**Dataset extract:**
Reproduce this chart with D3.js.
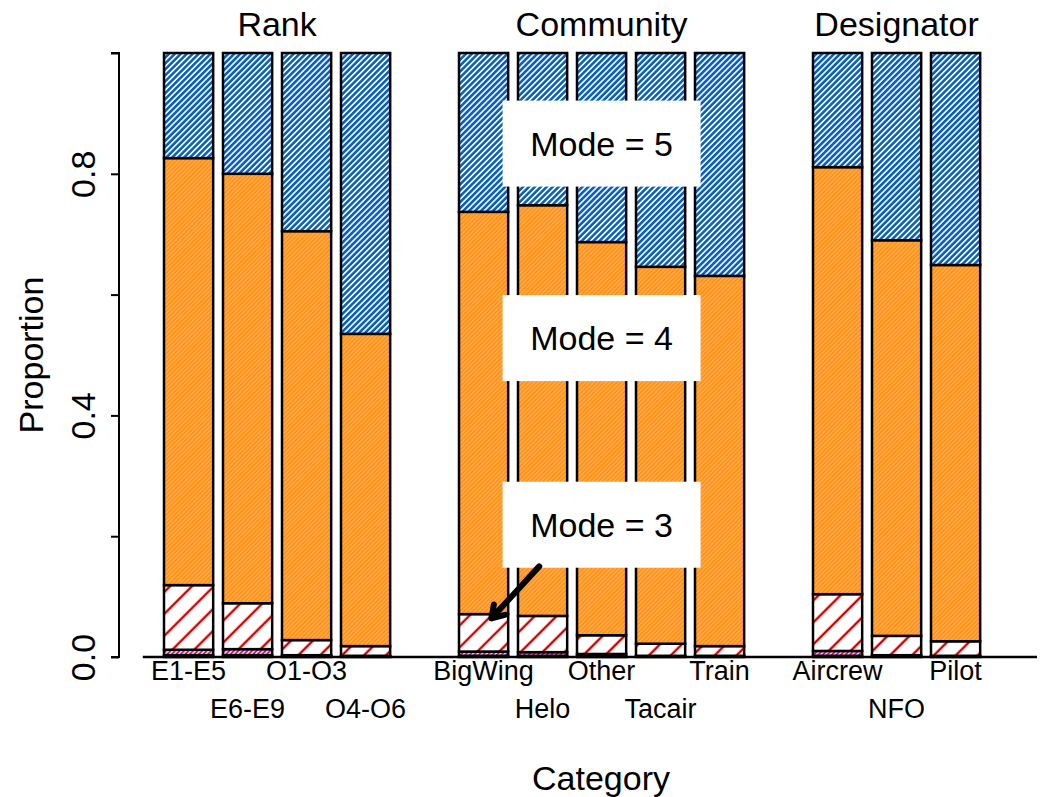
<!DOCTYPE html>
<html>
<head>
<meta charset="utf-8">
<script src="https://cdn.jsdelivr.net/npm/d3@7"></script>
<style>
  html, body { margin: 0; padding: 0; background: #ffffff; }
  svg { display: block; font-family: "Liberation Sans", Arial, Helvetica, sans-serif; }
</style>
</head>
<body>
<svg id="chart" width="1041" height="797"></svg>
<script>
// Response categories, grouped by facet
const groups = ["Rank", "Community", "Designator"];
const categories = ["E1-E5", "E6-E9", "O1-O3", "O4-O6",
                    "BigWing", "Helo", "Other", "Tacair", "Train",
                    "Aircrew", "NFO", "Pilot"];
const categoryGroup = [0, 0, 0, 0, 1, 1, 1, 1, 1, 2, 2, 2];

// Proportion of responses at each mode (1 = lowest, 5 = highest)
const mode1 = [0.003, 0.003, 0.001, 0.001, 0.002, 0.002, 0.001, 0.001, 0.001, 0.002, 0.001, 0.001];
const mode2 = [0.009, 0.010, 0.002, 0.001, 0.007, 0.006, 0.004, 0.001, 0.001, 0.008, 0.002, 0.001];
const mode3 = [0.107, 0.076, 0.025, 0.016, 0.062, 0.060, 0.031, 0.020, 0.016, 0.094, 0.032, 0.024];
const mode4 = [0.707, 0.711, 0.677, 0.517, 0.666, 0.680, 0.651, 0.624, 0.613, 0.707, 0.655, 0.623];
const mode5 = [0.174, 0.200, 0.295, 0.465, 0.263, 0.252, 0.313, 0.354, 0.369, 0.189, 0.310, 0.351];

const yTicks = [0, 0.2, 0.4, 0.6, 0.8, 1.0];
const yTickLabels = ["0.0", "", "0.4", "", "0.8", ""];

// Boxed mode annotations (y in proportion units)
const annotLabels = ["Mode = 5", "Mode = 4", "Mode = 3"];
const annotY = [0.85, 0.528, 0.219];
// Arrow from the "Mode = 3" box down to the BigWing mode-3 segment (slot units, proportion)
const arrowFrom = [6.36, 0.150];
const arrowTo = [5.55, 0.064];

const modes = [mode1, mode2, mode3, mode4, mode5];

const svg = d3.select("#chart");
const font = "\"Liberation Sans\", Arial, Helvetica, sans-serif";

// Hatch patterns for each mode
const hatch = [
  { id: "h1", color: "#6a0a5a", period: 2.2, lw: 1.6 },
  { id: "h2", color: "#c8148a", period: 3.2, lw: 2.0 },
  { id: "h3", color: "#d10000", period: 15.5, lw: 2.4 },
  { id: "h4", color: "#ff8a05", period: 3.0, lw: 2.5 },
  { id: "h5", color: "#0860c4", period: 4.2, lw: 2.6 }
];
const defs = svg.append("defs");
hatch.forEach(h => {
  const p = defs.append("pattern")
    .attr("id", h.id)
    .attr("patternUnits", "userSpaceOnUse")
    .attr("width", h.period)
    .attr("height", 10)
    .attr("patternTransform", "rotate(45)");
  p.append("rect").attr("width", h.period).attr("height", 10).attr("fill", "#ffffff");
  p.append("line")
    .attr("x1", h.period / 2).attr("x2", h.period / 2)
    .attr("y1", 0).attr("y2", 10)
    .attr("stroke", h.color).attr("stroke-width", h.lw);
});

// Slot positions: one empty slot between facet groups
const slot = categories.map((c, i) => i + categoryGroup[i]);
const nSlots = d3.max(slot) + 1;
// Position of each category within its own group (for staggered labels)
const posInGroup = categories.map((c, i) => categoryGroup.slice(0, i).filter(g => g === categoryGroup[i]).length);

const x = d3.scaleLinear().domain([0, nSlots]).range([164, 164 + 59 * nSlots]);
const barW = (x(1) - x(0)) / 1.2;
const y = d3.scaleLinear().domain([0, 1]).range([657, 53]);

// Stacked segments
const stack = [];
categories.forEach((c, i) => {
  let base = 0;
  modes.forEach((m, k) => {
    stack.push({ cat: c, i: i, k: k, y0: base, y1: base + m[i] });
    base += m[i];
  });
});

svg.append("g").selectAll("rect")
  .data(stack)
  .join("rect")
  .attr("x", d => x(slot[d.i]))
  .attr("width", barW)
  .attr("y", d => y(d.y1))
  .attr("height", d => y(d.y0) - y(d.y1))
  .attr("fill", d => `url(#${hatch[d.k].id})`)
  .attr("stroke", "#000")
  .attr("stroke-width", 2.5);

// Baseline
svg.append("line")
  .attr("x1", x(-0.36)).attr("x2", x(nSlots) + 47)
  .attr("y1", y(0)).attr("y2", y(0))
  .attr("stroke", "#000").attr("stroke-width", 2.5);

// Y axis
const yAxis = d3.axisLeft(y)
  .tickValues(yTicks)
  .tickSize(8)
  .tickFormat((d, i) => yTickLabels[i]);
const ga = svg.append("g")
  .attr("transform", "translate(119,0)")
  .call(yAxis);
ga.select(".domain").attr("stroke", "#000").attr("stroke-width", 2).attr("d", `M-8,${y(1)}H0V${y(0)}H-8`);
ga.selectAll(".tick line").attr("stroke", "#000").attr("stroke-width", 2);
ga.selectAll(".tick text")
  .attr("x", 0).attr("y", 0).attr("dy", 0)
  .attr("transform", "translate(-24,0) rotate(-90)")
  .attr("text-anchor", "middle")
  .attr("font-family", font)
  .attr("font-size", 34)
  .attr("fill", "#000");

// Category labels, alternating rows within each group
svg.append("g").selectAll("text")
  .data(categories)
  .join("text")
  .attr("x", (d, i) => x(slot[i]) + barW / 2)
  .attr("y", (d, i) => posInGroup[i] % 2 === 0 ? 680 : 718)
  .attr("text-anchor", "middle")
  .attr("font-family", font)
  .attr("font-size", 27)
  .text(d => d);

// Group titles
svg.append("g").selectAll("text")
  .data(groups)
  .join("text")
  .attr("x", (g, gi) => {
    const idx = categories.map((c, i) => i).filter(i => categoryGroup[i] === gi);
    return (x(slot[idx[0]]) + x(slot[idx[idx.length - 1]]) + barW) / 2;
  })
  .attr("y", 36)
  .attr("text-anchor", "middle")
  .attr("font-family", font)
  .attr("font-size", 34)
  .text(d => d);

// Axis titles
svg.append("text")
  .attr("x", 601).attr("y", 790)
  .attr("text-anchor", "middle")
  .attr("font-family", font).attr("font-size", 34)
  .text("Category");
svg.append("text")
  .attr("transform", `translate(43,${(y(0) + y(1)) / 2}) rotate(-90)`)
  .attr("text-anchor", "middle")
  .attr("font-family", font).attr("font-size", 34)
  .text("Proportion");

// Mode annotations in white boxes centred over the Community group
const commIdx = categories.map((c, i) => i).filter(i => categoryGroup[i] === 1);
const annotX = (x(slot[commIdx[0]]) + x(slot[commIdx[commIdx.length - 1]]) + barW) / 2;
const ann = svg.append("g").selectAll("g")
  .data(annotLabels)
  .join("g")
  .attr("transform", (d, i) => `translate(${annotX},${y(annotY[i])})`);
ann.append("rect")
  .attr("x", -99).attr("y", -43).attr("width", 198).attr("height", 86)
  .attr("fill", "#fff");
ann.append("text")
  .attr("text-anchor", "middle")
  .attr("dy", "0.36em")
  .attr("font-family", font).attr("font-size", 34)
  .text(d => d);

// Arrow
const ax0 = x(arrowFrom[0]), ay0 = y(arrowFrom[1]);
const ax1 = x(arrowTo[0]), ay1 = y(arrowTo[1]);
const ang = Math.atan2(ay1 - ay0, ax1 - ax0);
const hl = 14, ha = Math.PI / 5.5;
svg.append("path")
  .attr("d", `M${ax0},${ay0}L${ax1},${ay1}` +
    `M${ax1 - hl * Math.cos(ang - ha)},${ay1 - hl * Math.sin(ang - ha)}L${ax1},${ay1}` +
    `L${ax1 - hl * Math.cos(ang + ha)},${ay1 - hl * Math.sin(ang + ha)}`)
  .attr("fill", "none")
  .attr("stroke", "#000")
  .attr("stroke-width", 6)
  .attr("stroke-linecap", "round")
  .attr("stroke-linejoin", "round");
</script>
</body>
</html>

**What this task involves:**
Without the pictures, please reproduce each line of the listing above exactly, from the first one through the line bearing "1, 1, 2, 2, 2];".

**Answer to this task:**
Reproduce this chart with D3.js.
<!DOCTYPE html>
<html>
<head>
<meta charset="utf-8">
<script src="https://cdn.jsdelivr.net/npm/d3@7"></script>
<style>
  html, body { margin: 0; padding: 0; background: #ffffff; }
  svg { display: block; font-family: "Liberation Sans", Arial, Helvetica, sans-serif; }
</style>
</head>
<body>
<svg id="chart" width="1041" height="797"></svg>
<script>
// Response categories, grouped by facet
const groups = ["Rank", "Community", "Designator"];
const categories = ["E1-E5", "E6-E9", "O1-O3", "O4-O6",
                    "BigWing", "Helo", "Other", "Tacair", "Train",
                    "Aircrew", "NFO", "Pilot"];
const categoryGroup = [0, 0, 0, 0, 1, 1, 1, 1, 1, 2, 2, 2];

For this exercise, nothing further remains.